(Barbarian shows lighthouse a skeleton of the earliest known whale)
So, what features does it have that are only found in whales?
The skull, mostly. The teeth and jaws are those of whales, and the sigmoid bone in the ear is only found in whales, and this one has it, and the nostrils are set back on the skull somewhat.
The first hint that they were probably right came in 1983, when researcher Phil Gingerich found a 52-million year old skull in shallow deposits in Pakistan. Although fragmentary, the skull had teeth that were nearly identical with those of Mesonychids and the Archaeocetes. The configuration of the bones at the rear of the skull, however, were different from those in the Mesonychids, and were identical to that of the Archaeocetes. Gingerich thus concluded that the animal, which he named Pakicetus, was a very primitive whale. "In time and in its morphology," Gingerich reported, "Pakicetus is perfectly intermediate, a missing link between earlier land mammals and later, full-fledged whales." (Gingerich, The Whales of Tethys, Natural History, April 1994, p. 86)
http://www.fsteiger.com/whales.html
Ironically, the first specimen was only of a skull, and people were very surprised to see that the next one was connected to the skeleton of an ungulate.
And, yes, I would like to see some more "evolved" versions.
Sure. Here's a somewhat more evolved whale...
http://members.cox.net/ardipithecus/evol/lies/images/ambulocetus2.jpg
Ambulocetus had an even more whale-like skull, more adapted for hearing underwater. But it had functional legs, and could still move clumsily on land, a bit more so than a sea lion. And the oxygen isotopes in the teeth indicate that while it was capable of venturing out to sea, it still had to return to land to drink fresh water.
And then there's...
http://www.palaeos.com/Vertebrates/Units/520Cetartiodactyla/Images/ProtocetidaeA5.jpg
Rhodocetus was larger, and with smaller legs that would have made moving about on land rather difficult (but still possible) and the oxygen isotope ratios in the teeth now show that it drank salt water, and therefore did not need to return to land at all.
And then...
http://www.toyohaku.gr.jp/sizensi/03event/tmnh-h16/tmnh-h16tokuten/dorudon1.jpg
Dorudon was pretty much like Rhodocetus, but much larger, with smaller legs, and the pelvis was no longer connected firmly to the spine. It could not leave the water at all.
And then...
http://daley.med.harvard.edu/assets/Willy/Basilosaurus.jpg
Basilosarus was truly huge, with even smaller legs, and the rear legs were now tiny relative to the huge body.
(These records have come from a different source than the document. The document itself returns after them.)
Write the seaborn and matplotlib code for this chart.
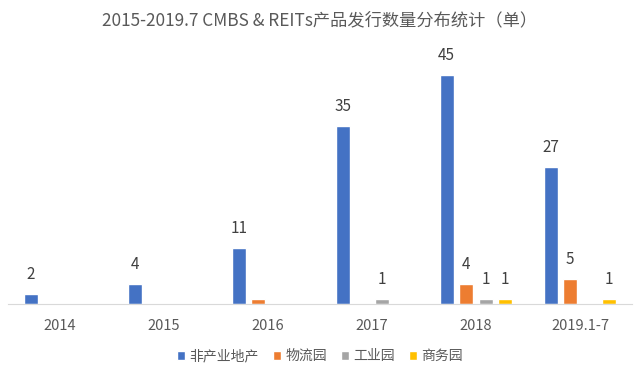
import pandas as pd
import seaborn as sns
import matplotlib.pyplot as plt

sns.set_style("white")
plt.rcParams['font.family'] = ['Noto Sans CJK SC', 'DejaVu Sans']

# data
years = ['2014', '2015', '2016', '2017', '2018', '2019.1-7']
series = ['非产业地产', '物流园', '工业园', '商务园']
non_industrial = [2, 4, 11, 35, 45, 27]
logistics = [0, 0, 1, 0, 4, 5]
industrial = [0, 0, 0, 1, 1, 0]
business = [0, 0, 0, 0, 1, 1]
# the small 2016 logistics bar has no label in the original
show_label = [[True] * 6,
              [False, False, False, False, True, True],
              [False, False, False, True, True, False],
              [False, False, False, False, True, True]]
colors = ['#4472c4', '#ed7d31', '#a5a5a5', '#ffc000']

df = pd.DataFrame({'年份': years * 4,
                   '类型': [s for s in series for _ in years],
                   '数量': non_industrial + logistics + industrial + business})

fig = plt.figure(figsize=(6.4, 3.83), dpi=100)
ax = fig.add_axes([0.0125, 0.206, 0.975, 0.664])
sns.barplot(data=df, x='年份', y='数量', hue='类型', palette=colors,
            width=0.75, saturation=1, ax=ax, legend=True)

# narrow bars so there is a gap between them
for cont in ax.containers:
    for p in cont.patches:
        cx = p.get_x() + p.get_width() / 2
        p.set_width(0.135)
        p.set_x(cx - 0.0675)

for cont, flags in zip(ax.containers, show_label):
    labels = [str(int(v)) if f else '' for v, f in zip(cont.datavalues, flags)]
    ax.bar_label(cont, labels=labels, padding=8, fontsize=11, color='#404040')

ax.set_xlim(-0.5, 5.5)
ax.set_ylim(0, 50)
ax.set_yticks([])
ax.set_xlabel('')
ax.set_ylabel('')
for s in ['top', 'right', 'left']:
    ax.spines[s].set_visible(False)
ax.spines['bottom'].set_color('#d9d9d9')
ax.tick_params(axis='x', length=0, labelsize=10.5, labelcolor='#595959', pad=11)

ax.legend_.remove()
handles, labs = ax.get_legend_handles_labels()
fig.legend(handles, labs, loc='center', bbox_to_anchor=(0.5, 0.07), ncol=4,
           frameon=False, fontsize=10, handlelength=0.6, handleheight=0.6,
           handletextpad=0.3, columnspacing=1.0, labelcolor='#595959')

fig.suptitle('2015-2019.7 CMBS & REITs产品发行数量分布统计（单）', y=0.97,
             fontsize=12.4, color='#595959')

fig.savefig('out.png', dpi=100)
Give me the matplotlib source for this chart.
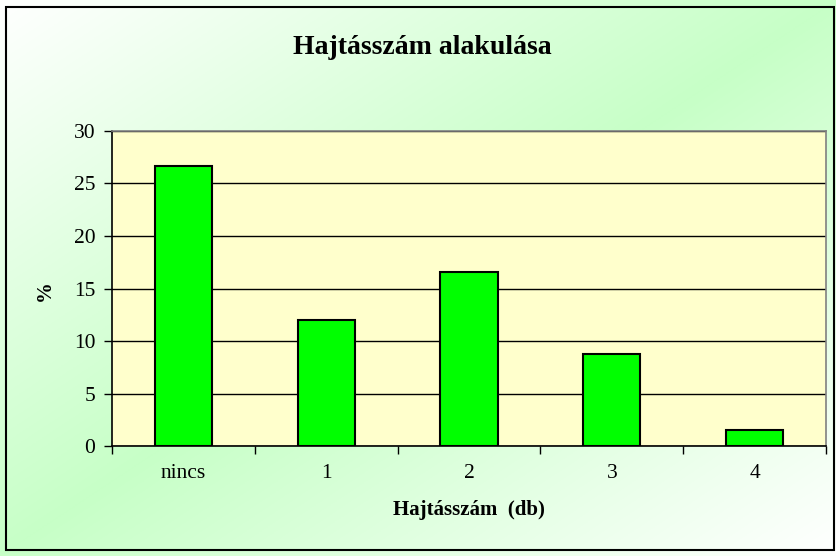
import numpy as np
import matplotlib.pyplot as plt
from matplotlib.patches import Rectangle

categories = ['nincs', '1', '2', '3', '4']
values = [26.7, 12.0, 16.6, 8.8, 1.5]
yticks = [0, 5, 10, 15, 20, 25, 30]

plt.rcParams['font.family'] = ['Liberation Serif', 'DejaVu Serif']

fig = plt.figure(figsize=(8.37, 5.56), dpi=100)

# diagonal gradient background: white at top-left / bottom-right, green along the other diagonal
bg = fig.add_axes([0, 0, 1, 1], zorder=0)
xx, yy = np.meshgrid(np.linspace(0, 1, 400), np.linspace(0, 1, 300))
t = np.abs(xx + yy - 1)  # 0 on anti-diagonal, 1 in corners
white = np.array([1.0, 1.0, 1.0])
green = np.array([0.78, 1.0, 0.78])
img = green[None, None, :] * (1 - t[..., None]) + white[None, None, :] * t[..., None]
bg.imshow(img, extent=[0, 1, 0, 1], aspect='auto', origin='upper')
bg.set_axis_off()

fig.add_artist(Rectangle((0.007, 0.011), 0.989, 0.976, transform=fig.transFigure,
                         fill=False, edgecolor='black', linewidth=1.5, zorder=10))

ax = fig.add_axes([0.1338, 0.1978, 0.853, 0.5666], zorder=1)
ax.set_facecolor('#ffffcc')
x = np.arange(len(categories))
ax.bar(x, values, width=0.4, color='#00ff00', edgecolor='black', linewidth=1.5, zorder=3)

ax.set_xlim(-0.5, len(categories) - 0.5)
ax.set_ylim(0, 30)
ax.set_yticks(yticks)
ax.yaxis.grid(True, color='black', linewidth=1)
ax.set_axisbelow(True)

ax.set_xticks(x)
ax.set_xticklabels(categories)
ax.set_xticks(np.arange(-0.5, len(categories), 1), minor=True)
ax.tick_params(axis='x', which='major', length=0, pad=13, labelsize=15.5)
ax.tick_params(axis='x', which='minor', length=6, width=1, direction='out')
ax.tick_params(axis='y', length=6, width=1, direction='out', labelsize=15.5, pad=6)

for s in ['top', 'right']:
    ax.spines[s].set_color('#808080')
    ax.spines[s].set_linewidth(1.2)
for s in ['left', 'bottom']:
    ax.spines[s].set_color('black')
    ax.spines[s].set_linewidth(1.2)

fig.text(0.505, 0.915, 'Hajtásszám alakulása', ha='center', va='center',
         fontsize=20, fontweight='bold')
fig.text(0.56, 0.083, 'Hajtásszám  (db)', ha='center', va='center',
         fontsize=15, fontweight='bold')
fig.text(0.054, 0.478, '%', ha='center', va='center', rotation=90,
         fontsize=15, fontweight='bold')

fig.savefig('out.png', dpi=100)
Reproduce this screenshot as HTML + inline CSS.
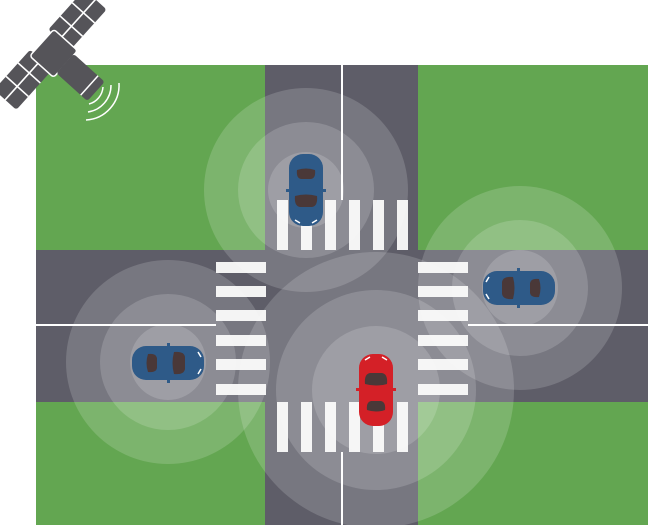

There were other trends as well. The nostrils of these are gradually moved farther back on the skull until in Basilosaurus, they are almost like the modern blowhole.
And the spine changed gradually from a very rigid ungulate spine to an extremely flexible whale spine. And this transition explains why whales have horizontal flukes. Ambulocetus had large, wide feet, like that of an otter, and swam by vertical undulations, as an otter does. And more evolved whales with broader tails, used the same motion, which required a horizontal fluke, rather than a vertical fin.
I'd like to see the "process" that took that and turned it into a whale.
This is only an outline. You might want to read "At the Water's Edge" by Carl Zimmer, to get more detail. It's a fascinating and well-documented story.
Also, if there were no platypuses would you think Ducks and Beavers evolved from them, since they have features that are only found in ducks,
Platypuses have no features found only in ducks. They do have some features found only in reptiles and other monotremes, however. The "bill" is just a figure of speech; it is not remotely like the beak of a duck, although it does resemble the "bill" of some extinct reptiles. Since genetic studies show that they are not the ancestors of placental mammals, I would not think that they are ancestral to beavers, either. Beavers are more closely related to the advanced therapsid reptiles,(they share a simplified mammalian shoulder girdle) and platypuses don't have any features found otherwise only in beavers.